GOAL OF THE EXERCISE: Extract the lines between the ones holding "Convert this chart to Plotly code." and "import plotly.graph_objects as go", inclusive, exactly as written and nothing more.

## START EXTRACTED MATERIAL

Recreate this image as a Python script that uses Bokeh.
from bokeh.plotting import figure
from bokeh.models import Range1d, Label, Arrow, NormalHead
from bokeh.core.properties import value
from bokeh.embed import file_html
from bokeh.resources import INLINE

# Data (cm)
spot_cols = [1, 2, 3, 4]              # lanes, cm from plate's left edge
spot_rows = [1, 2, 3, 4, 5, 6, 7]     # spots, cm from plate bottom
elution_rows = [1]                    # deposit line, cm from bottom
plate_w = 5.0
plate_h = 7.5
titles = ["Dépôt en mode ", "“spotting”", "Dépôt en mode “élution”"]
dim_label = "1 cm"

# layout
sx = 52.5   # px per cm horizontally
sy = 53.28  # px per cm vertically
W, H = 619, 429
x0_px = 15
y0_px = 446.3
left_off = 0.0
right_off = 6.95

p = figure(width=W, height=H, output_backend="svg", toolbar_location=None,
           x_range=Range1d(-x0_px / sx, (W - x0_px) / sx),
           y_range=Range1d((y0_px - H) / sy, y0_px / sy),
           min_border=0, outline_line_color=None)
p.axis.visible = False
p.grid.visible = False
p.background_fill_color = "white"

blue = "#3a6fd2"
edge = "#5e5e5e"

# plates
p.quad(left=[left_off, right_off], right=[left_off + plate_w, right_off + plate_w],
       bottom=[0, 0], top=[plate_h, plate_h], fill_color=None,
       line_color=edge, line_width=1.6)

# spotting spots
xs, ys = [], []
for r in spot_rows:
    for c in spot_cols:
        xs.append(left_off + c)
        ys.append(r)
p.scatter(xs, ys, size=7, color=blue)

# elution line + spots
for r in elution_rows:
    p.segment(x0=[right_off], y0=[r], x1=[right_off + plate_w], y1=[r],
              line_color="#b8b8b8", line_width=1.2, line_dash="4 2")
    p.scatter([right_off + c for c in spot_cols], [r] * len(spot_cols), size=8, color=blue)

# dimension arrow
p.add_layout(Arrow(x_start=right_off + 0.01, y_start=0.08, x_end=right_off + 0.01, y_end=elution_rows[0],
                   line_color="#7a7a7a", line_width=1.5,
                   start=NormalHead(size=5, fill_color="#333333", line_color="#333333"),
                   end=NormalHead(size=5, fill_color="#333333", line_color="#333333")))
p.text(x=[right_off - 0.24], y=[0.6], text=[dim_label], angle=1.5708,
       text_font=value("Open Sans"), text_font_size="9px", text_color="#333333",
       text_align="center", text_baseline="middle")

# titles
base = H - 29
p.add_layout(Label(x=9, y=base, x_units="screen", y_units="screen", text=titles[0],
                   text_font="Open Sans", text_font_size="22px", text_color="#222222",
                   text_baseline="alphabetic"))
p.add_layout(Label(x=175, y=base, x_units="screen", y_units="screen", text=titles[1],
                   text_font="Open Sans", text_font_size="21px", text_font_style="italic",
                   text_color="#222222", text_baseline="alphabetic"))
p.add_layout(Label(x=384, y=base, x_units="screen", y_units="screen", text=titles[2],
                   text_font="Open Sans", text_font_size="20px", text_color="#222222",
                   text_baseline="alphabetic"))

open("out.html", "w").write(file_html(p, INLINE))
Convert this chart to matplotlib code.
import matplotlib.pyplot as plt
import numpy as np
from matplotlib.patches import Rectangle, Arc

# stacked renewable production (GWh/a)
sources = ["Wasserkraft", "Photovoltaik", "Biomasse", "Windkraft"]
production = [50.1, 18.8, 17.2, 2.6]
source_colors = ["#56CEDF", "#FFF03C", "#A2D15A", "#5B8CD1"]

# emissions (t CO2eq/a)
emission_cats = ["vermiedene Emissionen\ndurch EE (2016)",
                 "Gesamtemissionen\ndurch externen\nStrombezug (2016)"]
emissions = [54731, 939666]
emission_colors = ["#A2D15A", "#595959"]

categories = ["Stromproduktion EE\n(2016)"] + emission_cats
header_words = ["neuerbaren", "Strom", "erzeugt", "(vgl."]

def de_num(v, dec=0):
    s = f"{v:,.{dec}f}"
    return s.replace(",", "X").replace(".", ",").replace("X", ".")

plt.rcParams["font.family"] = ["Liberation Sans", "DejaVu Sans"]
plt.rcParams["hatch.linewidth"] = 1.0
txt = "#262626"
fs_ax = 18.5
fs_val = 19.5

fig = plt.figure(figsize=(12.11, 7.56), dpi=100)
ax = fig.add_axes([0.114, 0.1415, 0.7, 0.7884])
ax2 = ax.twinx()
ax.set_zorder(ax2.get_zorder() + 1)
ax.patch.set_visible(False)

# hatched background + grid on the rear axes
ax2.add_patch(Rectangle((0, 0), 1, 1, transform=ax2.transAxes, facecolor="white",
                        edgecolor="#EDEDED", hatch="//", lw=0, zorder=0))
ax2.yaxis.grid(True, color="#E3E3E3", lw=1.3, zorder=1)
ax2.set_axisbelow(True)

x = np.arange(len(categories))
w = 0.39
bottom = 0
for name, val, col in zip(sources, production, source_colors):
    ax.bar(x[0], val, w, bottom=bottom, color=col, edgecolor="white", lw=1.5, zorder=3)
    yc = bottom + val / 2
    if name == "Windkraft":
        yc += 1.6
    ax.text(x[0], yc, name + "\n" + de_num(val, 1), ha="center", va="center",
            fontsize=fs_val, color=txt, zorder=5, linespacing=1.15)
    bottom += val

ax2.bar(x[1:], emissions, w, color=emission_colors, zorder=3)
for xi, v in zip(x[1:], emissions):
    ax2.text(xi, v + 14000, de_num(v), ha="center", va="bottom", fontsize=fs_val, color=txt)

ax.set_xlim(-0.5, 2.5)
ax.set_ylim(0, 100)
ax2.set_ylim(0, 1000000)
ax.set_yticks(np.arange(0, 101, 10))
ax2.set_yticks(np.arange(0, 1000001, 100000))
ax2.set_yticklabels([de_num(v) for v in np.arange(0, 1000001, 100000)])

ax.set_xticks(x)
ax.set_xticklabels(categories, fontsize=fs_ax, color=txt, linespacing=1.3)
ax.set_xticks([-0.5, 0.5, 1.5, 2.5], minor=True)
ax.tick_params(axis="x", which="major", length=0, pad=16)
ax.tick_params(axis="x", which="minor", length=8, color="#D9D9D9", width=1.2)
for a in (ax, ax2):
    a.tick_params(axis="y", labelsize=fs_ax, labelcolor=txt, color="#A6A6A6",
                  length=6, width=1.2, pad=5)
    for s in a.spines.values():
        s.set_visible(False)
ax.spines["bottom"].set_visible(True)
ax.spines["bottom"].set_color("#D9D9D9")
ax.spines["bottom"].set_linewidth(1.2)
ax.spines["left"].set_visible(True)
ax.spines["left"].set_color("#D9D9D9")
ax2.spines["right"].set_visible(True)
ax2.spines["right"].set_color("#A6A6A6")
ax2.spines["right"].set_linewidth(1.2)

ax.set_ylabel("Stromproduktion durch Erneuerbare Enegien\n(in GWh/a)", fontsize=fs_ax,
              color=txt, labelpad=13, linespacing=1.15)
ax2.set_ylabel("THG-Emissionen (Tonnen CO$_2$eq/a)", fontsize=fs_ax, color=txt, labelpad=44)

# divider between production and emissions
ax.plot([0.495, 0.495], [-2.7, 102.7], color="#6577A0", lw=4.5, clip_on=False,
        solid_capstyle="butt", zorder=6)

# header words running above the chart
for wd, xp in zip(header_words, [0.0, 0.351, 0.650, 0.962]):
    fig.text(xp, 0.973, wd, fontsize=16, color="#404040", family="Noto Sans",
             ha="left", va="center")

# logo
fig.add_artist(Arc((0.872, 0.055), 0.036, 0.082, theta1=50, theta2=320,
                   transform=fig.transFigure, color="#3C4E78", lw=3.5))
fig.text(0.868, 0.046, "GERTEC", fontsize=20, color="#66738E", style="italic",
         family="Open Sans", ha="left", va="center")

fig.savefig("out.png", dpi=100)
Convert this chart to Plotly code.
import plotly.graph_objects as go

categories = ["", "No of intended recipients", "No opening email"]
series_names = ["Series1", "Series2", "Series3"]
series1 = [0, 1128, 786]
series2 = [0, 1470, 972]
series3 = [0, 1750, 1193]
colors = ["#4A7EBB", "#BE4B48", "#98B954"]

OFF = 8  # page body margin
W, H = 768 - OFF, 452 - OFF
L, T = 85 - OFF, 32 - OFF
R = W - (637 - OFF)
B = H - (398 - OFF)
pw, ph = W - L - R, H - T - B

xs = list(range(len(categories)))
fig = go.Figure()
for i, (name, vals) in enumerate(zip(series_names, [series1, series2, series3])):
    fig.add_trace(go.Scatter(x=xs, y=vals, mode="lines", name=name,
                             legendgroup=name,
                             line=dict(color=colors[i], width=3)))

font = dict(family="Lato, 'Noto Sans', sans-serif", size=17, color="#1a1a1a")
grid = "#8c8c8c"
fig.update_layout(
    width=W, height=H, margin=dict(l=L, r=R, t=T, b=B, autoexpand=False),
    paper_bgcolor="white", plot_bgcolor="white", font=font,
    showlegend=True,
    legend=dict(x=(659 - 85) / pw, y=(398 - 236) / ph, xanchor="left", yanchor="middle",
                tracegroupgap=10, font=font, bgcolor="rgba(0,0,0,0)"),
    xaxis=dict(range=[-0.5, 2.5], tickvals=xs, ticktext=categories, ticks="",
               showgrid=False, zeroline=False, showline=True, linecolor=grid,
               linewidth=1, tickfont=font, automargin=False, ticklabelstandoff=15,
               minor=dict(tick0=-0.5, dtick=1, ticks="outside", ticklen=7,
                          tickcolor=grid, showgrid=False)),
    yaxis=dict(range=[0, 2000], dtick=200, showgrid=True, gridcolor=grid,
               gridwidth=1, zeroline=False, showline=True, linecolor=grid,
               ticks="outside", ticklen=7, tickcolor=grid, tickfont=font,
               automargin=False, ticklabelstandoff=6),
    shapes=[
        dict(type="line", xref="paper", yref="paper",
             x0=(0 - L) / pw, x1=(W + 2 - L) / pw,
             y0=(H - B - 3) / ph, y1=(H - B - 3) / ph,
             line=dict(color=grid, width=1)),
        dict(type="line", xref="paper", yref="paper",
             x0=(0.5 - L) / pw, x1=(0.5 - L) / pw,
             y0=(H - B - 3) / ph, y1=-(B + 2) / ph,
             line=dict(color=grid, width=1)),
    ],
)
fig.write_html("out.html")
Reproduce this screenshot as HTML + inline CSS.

## END EXTRACTED MATERIAL

FULL RESPONSE:
Convert this chart to Plotly code.
import plotly.graph_objects as go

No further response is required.